▸ Problem to work on
Retype the data exactly, from its first line to the line containing "const yTicks = [0, 50, 100, 150, 200, 250, 300];", including both, and skip any picture.
::::
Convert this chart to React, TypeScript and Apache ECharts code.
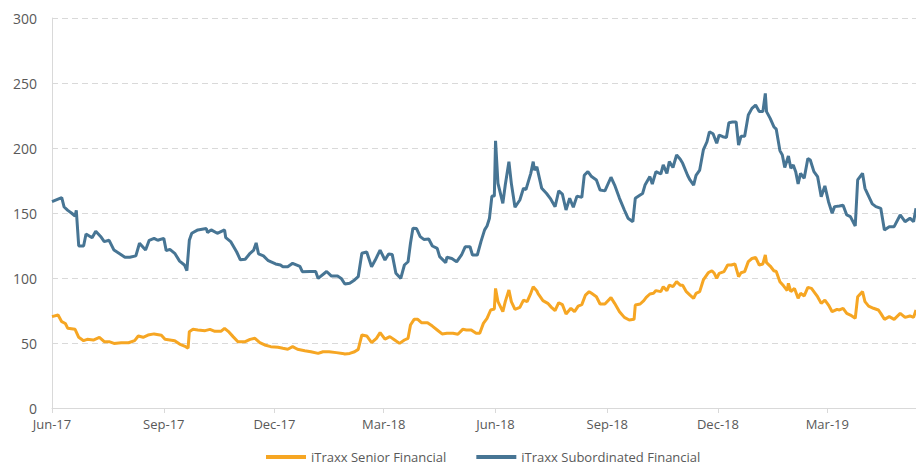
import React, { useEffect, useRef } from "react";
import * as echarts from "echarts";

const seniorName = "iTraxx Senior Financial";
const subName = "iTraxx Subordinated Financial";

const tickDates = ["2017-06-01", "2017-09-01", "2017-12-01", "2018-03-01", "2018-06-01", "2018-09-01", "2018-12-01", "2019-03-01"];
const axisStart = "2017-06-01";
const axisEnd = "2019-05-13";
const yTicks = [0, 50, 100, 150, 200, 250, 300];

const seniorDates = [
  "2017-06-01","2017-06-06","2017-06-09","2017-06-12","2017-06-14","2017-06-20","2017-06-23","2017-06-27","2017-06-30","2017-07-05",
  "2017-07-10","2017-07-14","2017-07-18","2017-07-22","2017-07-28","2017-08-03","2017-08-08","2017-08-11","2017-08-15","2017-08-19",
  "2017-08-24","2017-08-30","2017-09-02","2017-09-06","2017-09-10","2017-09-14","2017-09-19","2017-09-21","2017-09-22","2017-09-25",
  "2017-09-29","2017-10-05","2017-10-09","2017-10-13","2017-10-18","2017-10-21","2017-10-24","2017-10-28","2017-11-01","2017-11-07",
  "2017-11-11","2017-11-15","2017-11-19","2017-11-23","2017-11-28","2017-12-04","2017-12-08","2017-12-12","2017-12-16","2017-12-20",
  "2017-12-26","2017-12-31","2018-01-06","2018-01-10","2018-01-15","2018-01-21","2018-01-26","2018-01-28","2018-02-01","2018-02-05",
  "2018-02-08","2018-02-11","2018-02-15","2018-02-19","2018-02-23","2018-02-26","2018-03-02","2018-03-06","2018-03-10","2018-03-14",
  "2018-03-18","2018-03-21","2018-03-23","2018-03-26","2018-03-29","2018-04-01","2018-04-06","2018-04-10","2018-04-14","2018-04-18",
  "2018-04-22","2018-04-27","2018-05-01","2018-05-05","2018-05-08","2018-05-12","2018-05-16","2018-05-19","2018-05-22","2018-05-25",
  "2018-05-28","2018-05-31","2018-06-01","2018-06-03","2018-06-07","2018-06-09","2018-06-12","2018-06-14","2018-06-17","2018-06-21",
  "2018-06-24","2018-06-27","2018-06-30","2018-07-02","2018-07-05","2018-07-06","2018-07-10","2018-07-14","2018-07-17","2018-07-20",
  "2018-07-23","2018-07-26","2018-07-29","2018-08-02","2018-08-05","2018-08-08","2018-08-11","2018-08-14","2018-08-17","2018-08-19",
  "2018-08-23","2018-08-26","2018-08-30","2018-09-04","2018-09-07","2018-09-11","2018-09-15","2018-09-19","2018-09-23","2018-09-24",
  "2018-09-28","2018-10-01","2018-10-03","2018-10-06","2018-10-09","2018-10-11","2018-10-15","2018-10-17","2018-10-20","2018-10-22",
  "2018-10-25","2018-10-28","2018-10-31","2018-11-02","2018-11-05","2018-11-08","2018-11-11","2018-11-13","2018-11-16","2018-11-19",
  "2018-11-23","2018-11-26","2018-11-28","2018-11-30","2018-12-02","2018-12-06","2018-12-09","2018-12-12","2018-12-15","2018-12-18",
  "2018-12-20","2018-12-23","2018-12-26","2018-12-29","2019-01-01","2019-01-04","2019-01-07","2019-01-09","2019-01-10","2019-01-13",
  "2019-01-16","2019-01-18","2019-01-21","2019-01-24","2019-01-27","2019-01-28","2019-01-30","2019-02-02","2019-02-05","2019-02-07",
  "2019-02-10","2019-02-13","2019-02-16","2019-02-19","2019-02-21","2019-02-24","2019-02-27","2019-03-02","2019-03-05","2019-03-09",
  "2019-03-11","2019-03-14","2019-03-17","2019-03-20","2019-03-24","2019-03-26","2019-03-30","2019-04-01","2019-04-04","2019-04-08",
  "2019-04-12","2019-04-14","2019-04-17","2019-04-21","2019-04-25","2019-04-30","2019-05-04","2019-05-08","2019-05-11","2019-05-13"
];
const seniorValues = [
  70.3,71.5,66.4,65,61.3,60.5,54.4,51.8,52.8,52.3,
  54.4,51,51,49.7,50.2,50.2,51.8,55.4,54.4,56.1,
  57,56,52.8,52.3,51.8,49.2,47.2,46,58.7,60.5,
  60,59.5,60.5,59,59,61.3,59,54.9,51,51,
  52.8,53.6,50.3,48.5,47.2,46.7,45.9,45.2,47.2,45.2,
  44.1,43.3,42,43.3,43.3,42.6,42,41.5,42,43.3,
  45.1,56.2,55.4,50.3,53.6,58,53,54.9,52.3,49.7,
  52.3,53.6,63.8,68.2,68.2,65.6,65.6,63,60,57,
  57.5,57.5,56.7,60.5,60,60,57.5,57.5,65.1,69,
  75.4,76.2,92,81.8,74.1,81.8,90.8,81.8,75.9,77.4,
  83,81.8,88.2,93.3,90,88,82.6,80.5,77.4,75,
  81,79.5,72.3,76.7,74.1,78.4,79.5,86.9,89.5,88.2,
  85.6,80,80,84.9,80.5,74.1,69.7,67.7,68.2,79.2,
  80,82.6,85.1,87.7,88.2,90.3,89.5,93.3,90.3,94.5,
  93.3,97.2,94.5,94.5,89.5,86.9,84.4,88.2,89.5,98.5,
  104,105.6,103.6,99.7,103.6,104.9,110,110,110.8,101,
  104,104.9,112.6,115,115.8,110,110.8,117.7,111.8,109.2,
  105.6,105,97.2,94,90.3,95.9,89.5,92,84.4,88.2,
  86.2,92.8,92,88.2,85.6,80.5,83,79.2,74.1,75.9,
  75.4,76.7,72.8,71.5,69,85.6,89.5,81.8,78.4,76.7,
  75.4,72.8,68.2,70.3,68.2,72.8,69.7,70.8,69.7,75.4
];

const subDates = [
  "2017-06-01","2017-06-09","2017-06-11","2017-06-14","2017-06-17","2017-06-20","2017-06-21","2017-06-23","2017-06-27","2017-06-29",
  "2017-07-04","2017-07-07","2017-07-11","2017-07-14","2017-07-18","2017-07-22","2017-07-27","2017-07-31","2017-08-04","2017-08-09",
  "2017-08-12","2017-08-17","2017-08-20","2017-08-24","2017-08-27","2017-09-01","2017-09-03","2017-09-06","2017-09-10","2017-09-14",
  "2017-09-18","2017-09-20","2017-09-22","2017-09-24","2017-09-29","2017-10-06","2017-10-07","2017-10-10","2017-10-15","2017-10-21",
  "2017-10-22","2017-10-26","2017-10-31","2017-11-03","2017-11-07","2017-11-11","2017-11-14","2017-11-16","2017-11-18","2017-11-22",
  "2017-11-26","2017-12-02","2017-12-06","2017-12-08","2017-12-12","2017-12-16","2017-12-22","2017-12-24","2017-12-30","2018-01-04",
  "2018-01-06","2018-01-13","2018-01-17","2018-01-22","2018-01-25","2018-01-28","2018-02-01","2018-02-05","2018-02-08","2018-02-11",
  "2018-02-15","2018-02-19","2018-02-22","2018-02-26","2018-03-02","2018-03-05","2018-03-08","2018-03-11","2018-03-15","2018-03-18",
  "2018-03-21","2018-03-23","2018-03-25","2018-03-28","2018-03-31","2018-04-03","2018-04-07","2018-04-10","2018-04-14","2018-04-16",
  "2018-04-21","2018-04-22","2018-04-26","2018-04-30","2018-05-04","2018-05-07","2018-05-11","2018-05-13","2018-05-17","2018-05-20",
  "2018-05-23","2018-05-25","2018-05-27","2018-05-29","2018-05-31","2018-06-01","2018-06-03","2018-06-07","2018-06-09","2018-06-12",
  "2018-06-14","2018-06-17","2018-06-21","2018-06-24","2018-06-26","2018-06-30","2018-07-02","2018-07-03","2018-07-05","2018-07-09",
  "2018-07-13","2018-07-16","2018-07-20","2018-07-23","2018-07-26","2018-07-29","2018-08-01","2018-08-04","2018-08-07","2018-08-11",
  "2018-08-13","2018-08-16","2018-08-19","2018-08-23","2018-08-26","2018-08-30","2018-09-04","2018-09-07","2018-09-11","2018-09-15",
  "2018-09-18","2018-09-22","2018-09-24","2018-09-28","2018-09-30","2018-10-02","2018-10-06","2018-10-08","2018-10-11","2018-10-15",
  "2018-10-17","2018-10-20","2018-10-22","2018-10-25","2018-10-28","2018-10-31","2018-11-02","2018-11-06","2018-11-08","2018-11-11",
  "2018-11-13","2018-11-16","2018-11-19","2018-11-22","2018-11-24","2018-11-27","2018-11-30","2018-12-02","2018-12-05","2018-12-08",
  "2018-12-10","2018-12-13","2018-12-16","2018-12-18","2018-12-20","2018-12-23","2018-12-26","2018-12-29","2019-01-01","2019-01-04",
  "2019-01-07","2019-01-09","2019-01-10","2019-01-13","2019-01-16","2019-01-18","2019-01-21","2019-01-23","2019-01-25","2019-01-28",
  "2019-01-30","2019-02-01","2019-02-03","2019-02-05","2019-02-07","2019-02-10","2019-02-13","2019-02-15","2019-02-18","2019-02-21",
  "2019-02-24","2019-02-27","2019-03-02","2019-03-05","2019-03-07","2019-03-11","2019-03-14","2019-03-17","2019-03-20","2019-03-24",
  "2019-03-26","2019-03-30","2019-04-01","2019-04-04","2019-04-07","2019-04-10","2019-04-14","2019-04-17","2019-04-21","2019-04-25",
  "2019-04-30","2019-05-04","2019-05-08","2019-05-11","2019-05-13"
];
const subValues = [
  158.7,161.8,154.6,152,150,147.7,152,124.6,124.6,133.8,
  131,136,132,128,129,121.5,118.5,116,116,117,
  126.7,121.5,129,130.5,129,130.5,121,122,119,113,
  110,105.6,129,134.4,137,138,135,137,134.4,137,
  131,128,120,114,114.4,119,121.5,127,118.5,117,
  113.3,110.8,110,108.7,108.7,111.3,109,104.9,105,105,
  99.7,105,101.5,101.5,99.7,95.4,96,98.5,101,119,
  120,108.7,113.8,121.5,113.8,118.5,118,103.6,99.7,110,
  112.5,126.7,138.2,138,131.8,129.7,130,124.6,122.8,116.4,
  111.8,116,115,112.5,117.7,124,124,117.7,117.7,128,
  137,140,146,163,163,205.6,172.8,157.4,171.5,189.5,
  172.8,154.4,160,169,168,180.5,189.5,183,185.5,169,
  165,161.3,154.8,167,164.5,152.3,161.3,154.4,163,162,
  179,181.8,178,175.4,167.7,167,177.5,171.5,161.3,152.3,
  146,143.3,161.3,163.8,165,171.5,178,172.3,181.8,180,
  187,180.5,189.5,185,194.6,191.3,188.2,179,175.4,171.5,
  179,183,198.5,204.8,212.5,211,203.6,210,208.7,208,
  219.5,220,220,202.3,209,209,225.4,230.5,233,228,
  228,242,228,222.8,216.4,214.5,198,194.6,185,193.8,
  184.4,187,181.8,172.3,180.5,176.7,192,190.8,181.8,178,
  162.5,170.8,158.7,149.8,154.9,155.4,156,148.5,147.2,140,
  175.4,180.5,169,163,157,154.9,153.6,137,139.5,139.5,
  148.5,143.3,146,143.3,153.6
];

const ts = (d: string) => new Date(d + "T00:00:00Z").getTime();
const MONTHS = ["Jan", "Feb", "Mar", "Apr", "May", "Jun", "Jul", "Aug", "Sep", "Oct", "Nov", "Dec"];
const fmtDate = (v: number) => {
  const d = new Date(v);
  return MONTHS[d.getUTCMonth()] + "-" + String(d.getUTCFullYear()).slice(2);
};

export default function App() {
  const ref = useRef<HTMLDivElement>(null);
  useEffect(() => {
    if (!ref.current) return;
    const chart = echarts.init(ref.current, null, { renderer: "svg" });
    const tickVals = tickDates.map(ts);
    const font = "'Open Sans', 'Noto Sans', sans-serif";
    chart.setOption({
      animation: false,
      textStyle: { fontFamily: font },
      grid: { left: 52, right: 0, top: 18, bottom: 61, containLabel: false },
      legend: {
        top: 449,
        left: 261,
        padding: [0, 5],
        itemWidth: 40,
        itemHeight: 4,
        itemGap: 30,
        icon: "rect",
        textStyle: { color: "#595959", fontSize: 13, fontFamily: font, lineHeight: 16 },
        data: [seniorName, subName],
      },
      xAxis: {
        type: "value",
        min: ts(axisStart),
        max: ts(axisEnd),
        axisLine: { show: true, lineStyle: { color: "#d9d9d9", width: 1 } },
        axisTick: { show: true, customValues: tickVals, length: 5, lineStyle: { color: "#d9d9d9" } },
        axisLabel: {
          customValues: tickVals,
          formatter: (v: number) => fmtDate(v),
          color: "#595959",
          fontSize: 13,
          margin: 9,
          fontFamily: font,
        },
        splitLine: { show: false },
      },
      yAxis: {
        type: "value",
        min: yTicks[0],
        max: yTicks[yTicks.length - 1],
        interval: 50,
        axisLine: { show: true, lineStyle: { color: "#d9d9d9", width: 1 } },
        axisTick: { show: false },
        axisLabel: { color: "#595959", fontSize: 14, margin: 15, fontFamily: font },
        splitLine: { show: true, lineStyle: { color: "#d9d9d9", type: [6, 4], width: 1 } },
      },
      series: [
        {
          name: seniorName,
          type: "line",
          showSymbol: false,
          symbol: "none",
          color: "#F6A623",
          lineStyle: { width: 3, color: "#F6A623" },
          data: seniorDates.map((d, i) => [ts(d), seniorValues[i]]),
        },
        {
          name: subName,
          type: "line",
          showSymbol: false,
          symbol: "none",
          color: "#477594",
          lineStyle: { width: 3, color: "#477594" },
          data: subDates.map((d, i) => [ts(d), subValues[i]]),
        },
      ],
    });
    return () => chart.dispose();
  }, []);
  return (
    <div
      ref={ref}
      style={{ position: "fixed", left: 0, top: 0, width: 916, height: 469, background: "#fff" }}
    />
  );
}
::::
▸ Reply
Convert this chart to React, TypeScript and Apache ECharts code.
import React, { useEffect, useRef } from "react";
import * as echarts from "echarts";

const seniorName = "iTraxx Senior Financial";
const subName = "iTraxx Subordinated Financial";

const tickDates = ["2017-06-01", "2017-09-01", "2017-12-01", "2018-03-01", "2018-06-01", "2018-09-01", "2018-12-01", "2019-03-01"];
const axisStart = "2017-06-01";
const axisEnd = "2019-05-13";
const yTicks = [0, 50, 100, 150, 200, 250, 300];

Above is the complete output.